Dari sekolah Belanda ini pula Kartini bertemu dengan buku-buku dan surat kabar
yang berhaluan liberal.
Pengaruh
feminis yang paling meyakinkan dalam surat-suratnya adalah teman-teman
korespondensinya sendiri. Stella Zeehandelar adalah salah seorang yang paling
feminis dibanding teman-temannya yang lain. Usianya lebih tua 5 tahun dari
Kartini, anak dari orang tua Yahudi-Belanda. Ia penganut sosialis yang sangat
kuat dan aktivis feminis sejak masih di Belanda sampai bekerja di Indonesia.
Kartini berkenalan dengan Stella pada tahun 1899 melalui redaksi De
Hollandse Leile, majalah wanita yang saat itu sangat populer.

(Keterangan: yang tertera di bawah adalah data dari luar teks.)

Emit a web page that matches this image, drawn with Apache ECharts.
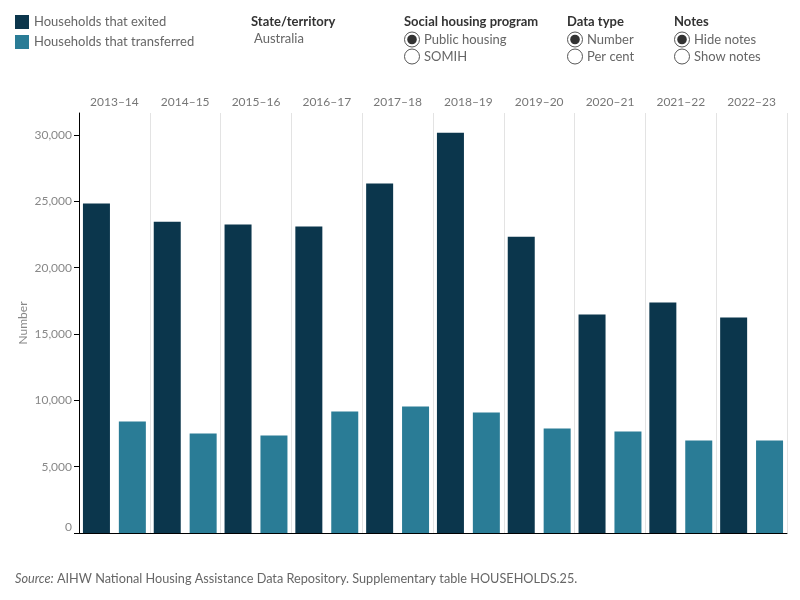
<!DOCTYPE html>
<html>
<head>
<meta charset="utf-8">
<script src="https://cdn.jsdelivr.net/npm/echarts@6/dist/echarts.min.js"></script>
<style>
  html, body { margin: 0; padding: 0; background: #fff; }
  #chart { width: 800px; height: 600px; }
</style>
</head>
<body>
<div id="chart"></div>
<script>
// values
const years = ['2013–14', '2014–15', '2015–16', '2016–17', '2017–18', '2018–19', '2019–20', '2020–21', '2021–22', '2022–23']
const exited = [24830, 23470, 23250, 23100, 26340, 30180, 22340, 16470, 17370, 16240]
const transferred = [8400, 7500, 7350, 9160, 9530, 9080, 7880, 7650, 6970, 6970]
const yTicks = [0, 5000, 10000, 15000, 20000, 25000, 30000]

const FONT = 'Lato, "Noto Sans", sans-serif'
const DARK = '#0b364c'
const TEAL = '#2a7c96'

// radio button helper for the filter panel
function radio(cx, cy, checked, label) {
    const els = [
        { type: 'circle', shape: { cx: cx, cy: cy, r: 7.5 }, style: { fill: '#fff', stroke: '#555', lineWidth: 1 } },
        { type: 'text', x: cx + 12, y: cy, style: { text: label, fill: '#666', font: '13px ' + FONT, verticalAlign: 'middle' } }
    ]
    if (checked) {
        els.push({ type: 'circle', shape: { cx: cx, cy: cy, r: 4.8 }, style: { fill: '#333' } })
    }
    return els
}
function heading(x, text) {
    return { type: 'text', x: x, y: 22, style: { text: text, fill: '#333', font: 'bold 13px ' + FONT, verticalAlign: 'middle' } }
}

const chart = echarts.init(document.getElementById('chart'))
const option = {
    animation: false,
    textStyle: { fontFamily: FONT },
    legend: {
        orient: 'vertical',
        left: 15,
        top: 15,
        padding: 0,
        itemWidth: 14,
        itemHeight: 14,
        itemGap: 6,
        icon: 'rect',
        textStyle: { color: '#666', fontSize: 13, lineHeight: 14, fontFamily: FONT },
        data: ['Households that exited', 'Households that transferred']
    },
    grid: { left: 79, right: 13, top: 113, bottom: 67 },
    xAxis: [
        {
            type: 'category',
            position: 'top',
            data: years,
            axisLine: { show: false },
            axisTick: { show: false },
            axisLabel: { color: '#777', fontSize: 12, margin: 5, fontFamily: FONT },
            splitLine: { show: true, lineStyle: { color: '#e3e3e3', width: 1 } }
        },
        {
            type: 'category',
            position: 'bottom',
            data: years,
            axisLine: { show: true, lineStyle: { color: '#000', width: 1 } },
            axisTick: { show: false },
            axisLabel: { show: false },
            splitLine: { show: false }
        }
    ],
    yAxis: {
        type: 'value',
        min: 0,
        max: 31660,
        axisLine: { show: true, lineStyle: { color: '#000', width: 1 } },
        axisTick: { show: true, length: 5, lineStyle: { color: '#000' }, customValues: yTicks },
        axisLabel: {
            color: '#888',
            fontSize: 12,
            margin: 7,
            fontFamily: FONT,
            customValues: yTicks,
            verticalAlignMinLabel: 'bottom',
            formatter: v => v.toLocaleString('en-US')
        },
        splitLine: { show: false }
    },
    series: [
        {
            name: 'Households that exited',
            type: 'bar',
            xAxisIndex: 0,
            barWidth: 27,
            barGap: '33%',
            itemStyle: { color: DARK },
            data: exited
        },
        {
            name: 'Households that transferred',
            type: 'bar',
            xAxisIndex: 0,
            barWidth: 27,
            barGap: '33%',
            itemStyle: { color: TEAL },
            data: transferred
        }
    ],
    graphic: [
        // y axis title
        {
            type: 'text',
            x: 23,
            y: 323,
            rotation: Math.PI / 2,
            style: { text: 'Number', fill: '#888', font: '12px ' + FONT, align: 'center', verticalAlign: 'middle' }
        },
        heading(251, 'State/territory'),
        { type: 'text', x: 254, y: 39, style: { text: 'Australia', fill: '#666', font: '13px ' + FONT, verticalAlign: 'middle' } },
        heading(404, 'Social housing program'),
        ...radio(412, 39.5, true, 'Public housing'),
        ...radio(412, 56.5, false, 'SOMIH'),
        heading(567, 'Data type'),
        ...radio(575, 39.5, true, 'Number'),
        ...radio(575, 56.5, false, 'Per cent'),
        heading(674, 'Notes'),
        ...radio(682, 39.5, true, 'Hide notes'),
        ...radio(682, 56.5, false, 'Show notes'),
        {
            type: 'text',
            x: 15,
            y: 579,
            style: {
                text: '{i|Source:} AIHW National Housing Assistance Data Repository. Supplementary table HOUSEHOLDS.25.',
                fill: '#666',
                font: '12.7px ' + FONT,
                verticalAlign: 'middle',
                rich: { i: { fontStyle: 'italic', fill: '#666', fontSize: 12.7, fontFamily: FONT } }
            }
        }
    ]
}
chart.setOption(option)
</script>
</body>
</html>
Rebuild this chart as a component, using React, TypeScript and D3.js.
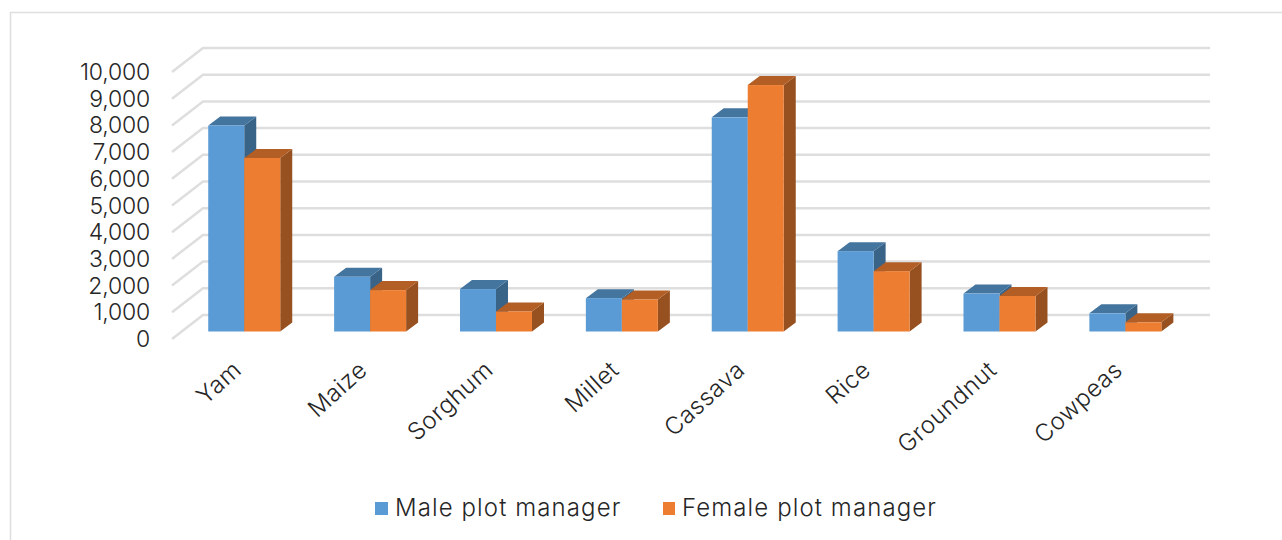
import React from "react";
import * as d3 from "d3";

const categories = ["Yam", "Maize", "Sorghum", "Millet", "Cassava", "Rice", "Groundnut", "Cowpeas"];
const maleValues = [7715, 2050, 1590, 1250, 8020, 3010, 1420, 680];
const femaleValues = [6500, 1550, 750, 1200, 9230, 2260, 1330, 345];
const yTicks = [0, 1000, 2000, 3000, 4000, 5000, 6000, 7000, 8000, 9000, 10000];
const seriesNames = ["Male plot manager", "Female plot manager"];

const FONT = "Inter, Lato, 'Liberation Sans', sans-serif";
const GRID = "#dedede";
const INK = "#262626";
const palette = [
  { front: "#5b9bd5", top: "#44759f", side: "#3a6388" },
  { front: "#ed7d31", top: "#b25e25", side: "#97501f" },
];

// floor of the 3D box
const frontLeft = 172;
const frontRight = 1179;
const floorFrontY = 339;
const depthX = 31;
const depthY = -24;
// bars sit inside the floor depth
const barOffsetX = 10.3;
const barOffsetY = -7.5;
const barDepthX = 12;
const barDepthY = -9;
const barWidth = 36;

const x = d3.scaleBand<string>().domain(categories).range([frontLeft, frontRight]);
const h = d3.scaleLinear().domain([0, 10000]).range([0, 267]);

const fmt = d3.format(",");

function pts(list: number[][]) {
  return list.map((p) => p.join(",")).join(" ");
}

function Bar({ cat, value, idx }: { cat: string; value: number; idx: number }) {
  const c = palette[idx];
  const band = x(cat)!;
  const x0 = band + (x.bandwidth() - 2 * barWidth) / 2 + barOffsetX - 1 + idx * barWidth;
  const x1 = x0 + barWidth;
  const base = floorFrontY + barOffsetY;
  const top = base - h(value);
  return (
    <g>
      <polygon
        fill={c.side}
        points={pts([[x1, top], [x1 + barDepthX, top + barDepthY], [x1 + barDepthX, base + barDepthY], [x1, base]])}
      />
      <polygon
        fill={c.top}
        points={pts([[x0, top], [x0 + barDepthX, top + barDepthY], [x1 + barDepthX, top + barDepthY], [x1, top]])}
      />
      <rect x={x0} y={top} width={barWidth} height={base - top} fill={c.front} />
    </g>
  );
}

export default function App() {
  return (
    <svg
      width={1282}
      height={540}
      style={{ position: "absolute", left: 0, top: 0, background: "#fff" }}
      fontFamily={FONT}
      fontWeight={300}
    >
      <path d="M10.5,540 V12.5 H1282" fill="none" stroke={GRID} strokeWidth={1.5} />
      {yTicks.map((t) => {
        const y = floorFrontY - h(t);
        return (
          <g key={t}>
            <polyline
              fill="none"
              stroke={GRID}
              strokeWidth={2.5}
              points={pts([[frontLeft, y], [frontLeft + depthX, y + depthY], [frontRight + depthX, y + depthY]])}
            />
            <text x={150} y={y + 8} textAnchor="end" fontSize={23} letterSpacing={-0.2} fill={INK}>
              {fmt(t)}
            </text>
          </g>
        );
      })}
      {categories.map((c, i) => (
        <g key={c}>
          <Bar cat={c} value={maleValues[i]} idx={0} />
          <Bar cat={c} value={femaleValues[i]} idx={1} />
        </g>
      ))}
      {categories.map((c) => {
        const px = x(c)! + x.bandwidth() / 2 + 8;
        return (
          <text
            key={c}
            transform={`translate(${px},372) rotate(-42)`}
            textAnchor="end"
            fontSize={24}
            letterSpacing={0.5}
            fill={INK}
          >
            {c}
          </text>
        );
      })}
      <g fontSize={24} fill={INK} letterSpacing={1.1}>
        <rect x={375} y={502} width={13} height={13} fill={palette[0].front} />
        <text x={395} y={516}>{seriesNames[0]}</text>
        <rect x={663} y={502} width={12} height={13} fill={palette[1].front} />
        <text x={682} y={516}>{seriesNames[1]}</text>
      </g>
    </svg>
  );
}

Teman-temannya yang lain pun rata-rata berpaham liberal seperti pada umumnya
orang-orang yangd atang dari Belanda pada abad ke-19 dan 20.
Paham
feminis yang muncul dalam surat-surat Kartini hampir bisa dipastikan berasal
dari dua sumber di atas: sekolah Belanda dan teman-teman Belandanya. Beruntung
bahwa Kartini sesungguhnya tidak benar-benar menjadi feminis yang ekstrim:
memusuhi laki-laki. Feminisme bagi Kartini hanya sebatas wacana yang bergolak
dalam pikirannya. Selebihnya ia sampaikan itu dalam surat-suratnya. Kartini
sendiri tidak pernah berniat sama sekali mempublikasikan pikiran-pikirannya itu,
bahkan sampai ia meninggal tahun 1904 dalam usia 25 tahun beberapa hari setelah
melahirkan anak pertamanya.
Justru yang
mempromosikan pemikiran-pemikiran feminis ini adalah Mr. J.H. Abendanon,
Menteri Agama, Pengajaran, dan Kerajinan Hindia Belanda. Ia mengumpulkan semua
surat-surat Kartini, menyusunnya, kemudian menerbitkannya tujuh tahun setelah
Kartini wafat. Abendanon sendiri, secara politis, adalah penganut aliran etis (baca: liberal) di Belanda. Sangat wajar kalau ia kemudian mempromosikan ide-ide liberal seperti yang tercermin dalam surat-surat Kartini. Secara tidak langsung Abendanon ingin mengajarkan feminisme-liberal kepada masyarakat Indonesia, namun meminjam tangan anak bangsa Indonesia sendiri, Kartini. Inilah sesungguhnya awal mula benih feminisme-liberal ditaburkan di bumi Indonesia yang sesungguhnya tidak menyimpan masalah besar dalam hubungan laki-laki perempuan, sejak Islam datang ke negeri ini. Wallâhu A’lam.